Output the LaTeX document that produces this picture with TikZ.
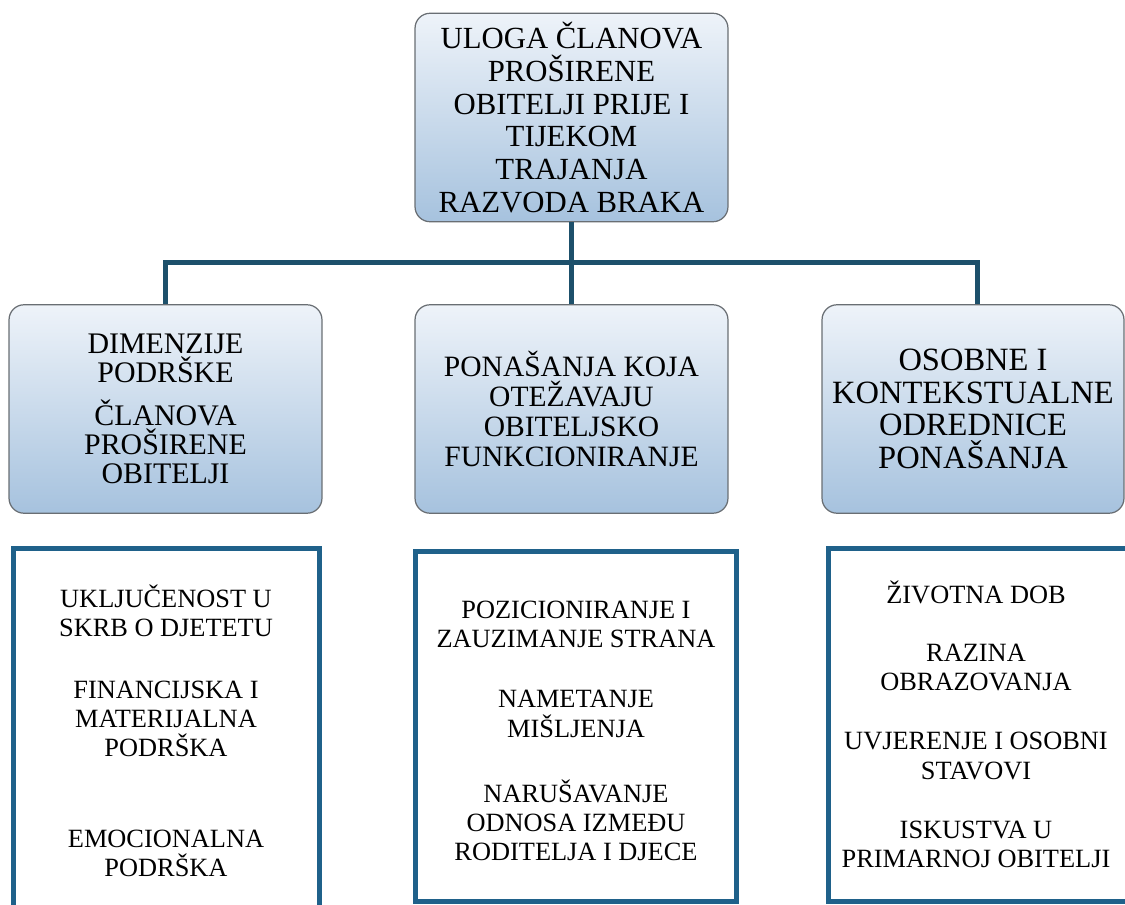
\documentclass[tikz,border=0pt]{standalone}
\usepackage{fontspec}
\setmainfont{Liberation Serif}
\usetikzlibrary{positioning}

\definecolor{linkblue}{RGB}{29,80,107}
\definecolor{listblue}{RGB}{31,97,138}
\definecolor{boxtop}{RGB}{238,243,249}
\definecolor{boxbot}{RGB}{166,194,222}
\definecolor{boxedge}{RGB}{105,110,115}

\begin{document}
\begin{tikzpicture}[
                x = 0.02cm, % one unit = one pixel of the page
                y = -0.02cm, % y runs downwards
                semithick % line style
            ]

            \tikzstyle{topic}=[
            draw = boxedge,
            line width = 0.7pt,
            rounded corners = 0.3cm,
            top color = boxtop,
            bottom color = boxbot,
            align = center,
            inner sep = 0pt,
            minimum width = 6.26cm,
            minimum height = 4.17cm
            ]
            \tikzstyle{toptext}=[font = \fontsize{17.5}{18.7}\selectfont]
            \tikzstyle{dimtext}=[font = \fontsize{17}{16.5}\selectfont]
            \tikzstyle{pontext}=[font = \fontsize{16.8}{17}\selectfont]
            \tikzstyle{osotext}=[font = \fontsize{18.5}{18.6}\selectfont]
            \tikzstyle{listbox}=[
            draw = listblue,
            line width = 0.1cm,
            inner sep = 0pt
            ]
            \tikzstyle{item}=[
            align = center,
            inner sep = 0pt,
            font = \fontsize{15}{16.6}\selectfont
            ]
            \tikzstyle{link}=[draw = linkblue, line width = 0.1cm]

            \useasboundingbox (0,0) rectangle (1125,905);
            \clip (0,0) rectangle (1125,905);

            % top of the tree
            \node[topic, toptext] (root) at (571.5,117.5)
                {ULOGA ČLANOVA\\PROŠIRENE\\OBITELJI PRIJE I\\TIJEKOM\\TRAJANJA\\RAZVODA BRAKA};

            % second row
            \node[topic, dimtext] (dim) at (165.5,409)
                {DIMENZIJE\\PODRŠKE\\[0.28cm]ČLANOVA\\PROŠIRENE\\OBITELJI};
            \node[topic, pontext] (pon) at (571.5,409)
                {PONAŠANJA KOJA\\OTEŽAVAJU\\OBITELJSKO\\FUNKCIONIRANJE};
            \node[topic, osotext, minimum width = 6.04cm] (oso) at (973,409)
                {OSOBNE I\\KONTEKSTUALNE\\ODREDNICE\\PONAŠANJA};

            \coordinate (busL) at (166,263);
            \coordinate (busR) at (977,263);

            \path[link] (root.south) -- (pon.north);
            \path[link] (dim.north) -- (dim.north |- busL) -- (busR) -- (busR |- oso.north);

            % lists under the boxes
            \node[listbox, minimum width = 6.14cm, minimum height = 7.6cm] (list1) at (166.5,738) {};
            \node[listbox, minimum width = 6.44cm, minimum height = 7.02cm] (list2) at (576,726.5) {};
            \node[listbox, minimum width = 6.24cm, minimum height = 7.08cm] (list3) at (984,725) {};

            \node[item] (a1) at (166,611) {UKLJUČENOST U\\SKRB O DJETETU};
            \node[item] (a2) at (166,719) {FINANCIJSKA I\\MATERIJALNA\\PODRŠKA};
            \node[item] (a3) at (166,853) {EMOCIONALNA\\PODRŠKA};

            \node[item] (b1) at (576,624) {POZICIONIRANJE I\\ZAUZIMANJE STRANA};
            \node[item] (b2) at (576,714) {NAMETANJE\\MIŠLJENJA};
            \node[item] (b3) at (576,820) {NARUŠAVANJE\\ODNOSA IZMEĐU\\RODITELJA I DJECE};

            \node[item] (c1) at (976,592) {ŽIVOTNA DOB};
            \node[item] (c2) at (976,667.5) {RAZINA\\OBRAZOVANJA};
            \node[item] (c3) at (976,756) {UVJERENJE I OSOBNI\\STAVOVI};
            \node[item] (c4) at (976,844) {ISKUSTVA U\\PRIMARNOJ OBITELJI};
        \end{tikzpicture}
\end{document}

-- -- --

Every line from the start of the listing above through the line with "ČLANOVA\\PROŠIRENE\\OBITELJI PRIJE I\\TIJEKOM\\TRAJANJA\\RAZVODA" should be repeated exactly; skip the pictures and add nothing else.

Output the LaTeX document that produces this picture with TikZ.
\documentclass[tikz,border=0pt]{standalone}
\usepackage{fontspec}
\setmainfont{Liberation Serif}
\usetikzlibrary{positioning}

\definecolor{linkblue}{RGB}{29,80,107}
\definecolor{listblue}{RGB}{31,97,138}
\definecolor{boxtop}{RGB}{238,243,249}
\definecolor{boxbot}{RGB}{166,194,222}
\definecolor{boxedge}{RGB}{105,110,115}

\begin{document}
\begin{tikzpicture}[
                x = 0.02cm, % one unit = one pixel of the page
                y = -0.02cm, % y runs downwards
                semithick % line style
            ]

            \tikzstyle{topic}=[
            draw = boxedge,
            line width = 0.7pt,
            rounded corners = 0.3cm,
            top color = boxtop,
            bottom color = boxbot,
            align = center,
            inner sep = 0pt,
            minimum width = 6.26cm,
            minimum height = 4.17cm
            ]
            \tikzstyle{toptext}=[font = \fontsize{17.5}{18.7}\selectfont]
            \tikzstyle{dimtext}=[font = \fontsize{17}{16.5}\selectfont]
            \tikzstyle{pontext}=[font = \fontsize{16.8}{17}\selectfont]
            \tikzstyle{osotext}=[font = \fontsize{18.5}{18.6}\selectfont]
            \tikzstyle{listbox}=[
            draw = listblue,
            line width = 0.1cm,
            inner sep = 0pt
            ]
            \tikzstyle{item}=[
            align = center,
            inner sep = 0pt,
            font = \fontsize{15}{16.6}\selectfont
            ]
            \tikzstyle{link}=[draw = linkblue, line width = 0.1cm]

            \useasboundingbox (0,0) rectangle (1125,905);
            \clip (0,0) rectangle (1125,905);

            % top of the tree
            \node[topic, toptext] (root) at (571.5,117.5)
                {ULOGA ČLANOVA\\PROŠIRENE\\OBITELJI PRIJE I\\TIJEKOM\\TRAJANJA\\RAZVODA BRAKA};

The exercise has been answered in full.